Monday, December 16, 2013

Christmas is an invitation to gentleness.

In recent months, I have had someone truly show me the meaning of this line. It invites me into an enquiry that often makes me feel really mad.  Because most of the time I am right.  And I am sure you are too. And I don't want to let go of that. 

I'm noticing that my rightness is small, it's narrow, so fearful, so rigid, sometimes bolshy, insensitive and vicious even. I can't see much from my rightness, other than the small matter of me being better than someone else, having more sophisticated thoughts or views.  I'm certainly not connected, warm or inclusive.  I'm defensive, guarded and stubbornly attached.  And it's so often in the name of feeling safe, secure and is trying to be a poor imitation of the true ground that I'm seeking to feel held by. 

I also see how my rightness is embodied, it's a reaction, a defense that belongs to my body most of the time.  Even if I try and let go by changing my thoughts, it creeps back again later on when I replay the conflict in my mind and I get to feel even more right when I repeat all the ways I am justified in my head.  And so it goes on, and on, and on, and on.
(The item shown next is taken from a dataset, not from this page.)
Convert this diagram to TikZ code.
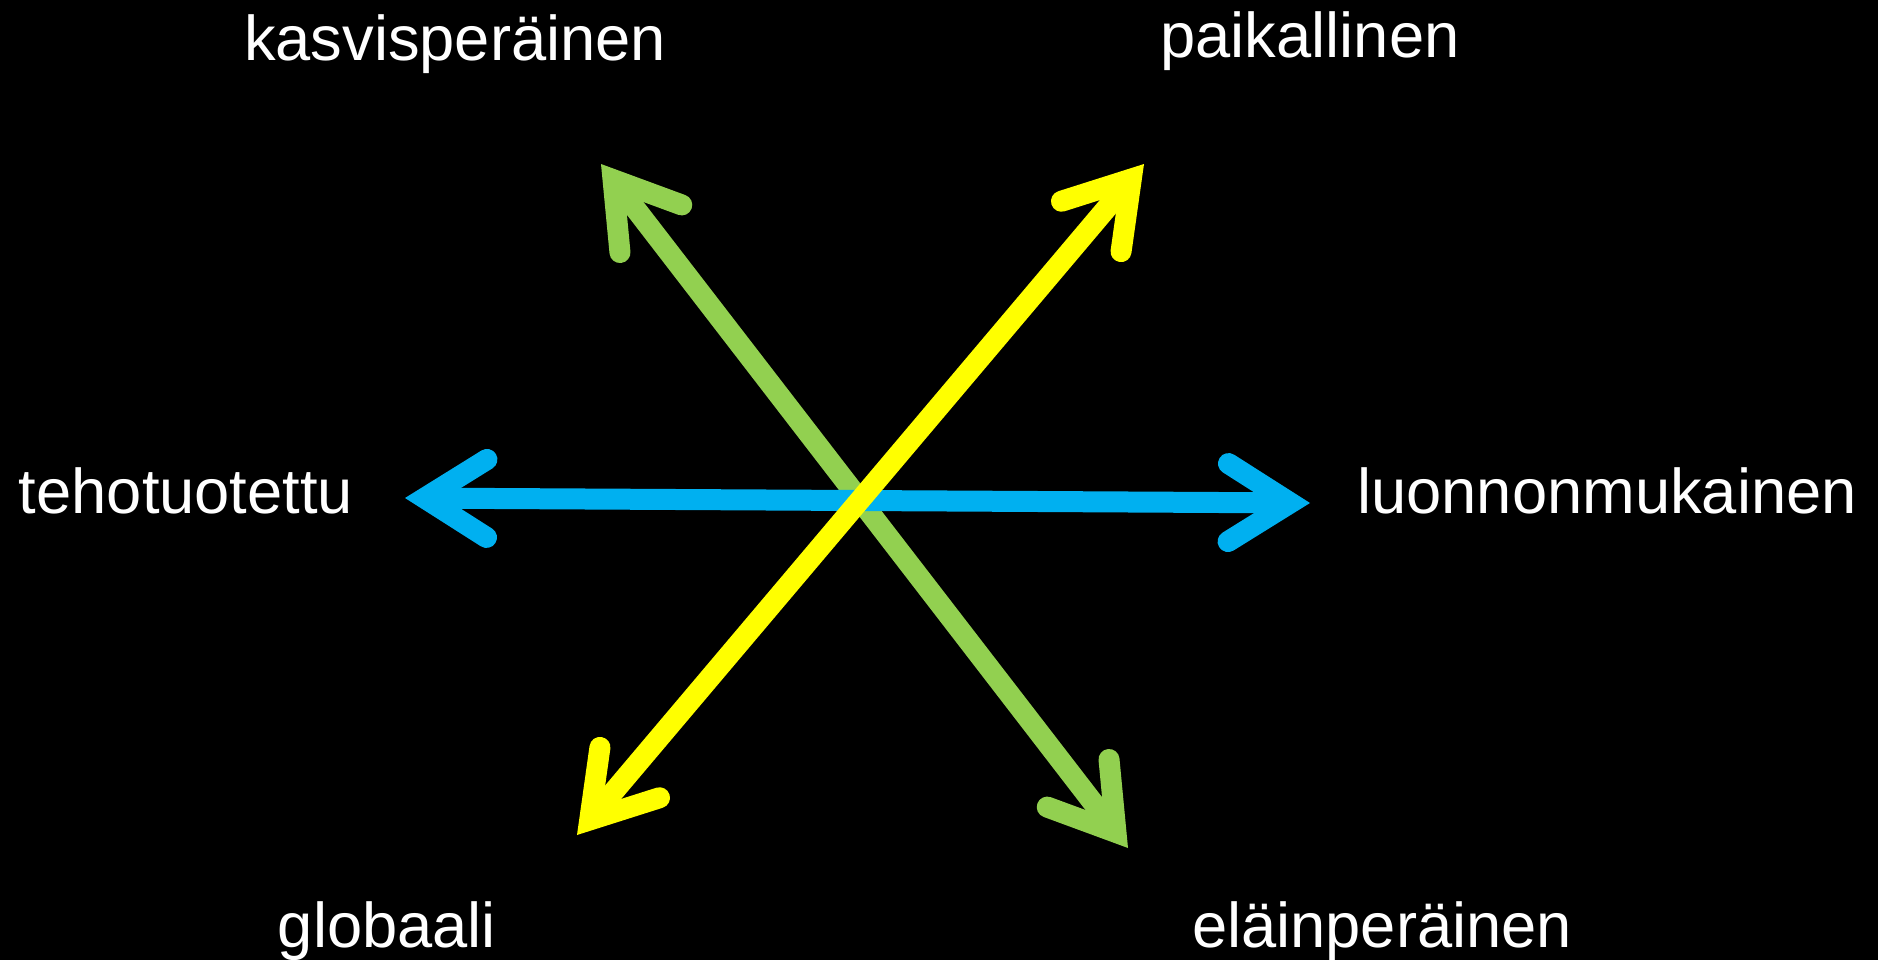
\documentclass[tikz,border=0pt]{standalone}
\usepackage{fontspec}
\setmainfont{Liberation Sans}
\usepackage{tikz}
\usetikzlibrary{arrows.meta, positioning}
\definecolor{mygreen}{RGB}{146,208,80}
\definecolor{myyellow}{RGB}{255,255,0}
\definecolor{myblue}{RGB}{0,176,240}
\tikzset{
  barb/.tip={Straight Barb[length=0.62cm, width=0.78cm, line cap=round, line join=miter]},
  axis/.style={barb-barb, line width=0.21cm},
  label/.style={text=white, font=\fontsize{18}{21}\selectfont, anchor=base, inner sep=0pt}
}
\begin{document}
\begin{tikzpicture}
  \fill[black] (0,0) rectangle (18.78,9.6);
  \useasboundingbox (0,0) rectangle (18.78,9.6);

  % arrow ends
  \coordinate (kas) at (6.01,7.96);
  \coordinate (ela) at (11.28,1.12);
  \coordinate (paik) at (11.44,7.96);
  \coordinate (glob) at (5.77,1.25);
  \coordinate (teho) at (4.05,4.62);
  \coordinate (luon) at (13.10,4.57);

  % labels
  \node[label] (kasL) at (4.55,9.00) {kasvisperäinen};
  \node[label] (paikL) at (13.10,9.03) {paikallinen};
  \node[label] (tehoL) at (1.86,4.47) {tehotuotettu};
  \node[label] (luonL) at (16.07,4.47) {luonnonmukainen};
  \node[label] (globL) at (3.87,0.13) {globaali};
  \node[label] (elaL) at (13.82,0.13) {eläinperäinen};

  \draw[axis, mygreen] (kas) -- (ela);
  \draw[axis, myblue] (teho) -- (luon);
  \draw[axis, myyellow] (paik) -- (glob);
\end{tikzpicture}
\end{document}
So this is the experiment - it's in the body.  It's in the observing of what it physically feels like to take this righteous stance, to stand a 'ground' that's not a ground at all, it's a brittle opinion that holds us back from loving, that holds us back from acceptance and kindness too.

My adventure is into the radical and scary experiment of letting go and relaxing in the moment of madness, returning to this body, where all the rightness is held, and watching my capacity to free myself from the mess, the tangle, the tightness.  I know the gentleness that my body can hold, the blurred line of my existence and the relaxation into the world around me that feels way more like what life should be like. 

And I'm embarking on this as we step into the Christmas season here in East Sheen, London.  Where there will be fights over the turkey timing,  differences of opinion of what presents we should buy which family members, complaints about all the little things that get brought up with lots of family around and lots of communal living to take our place in.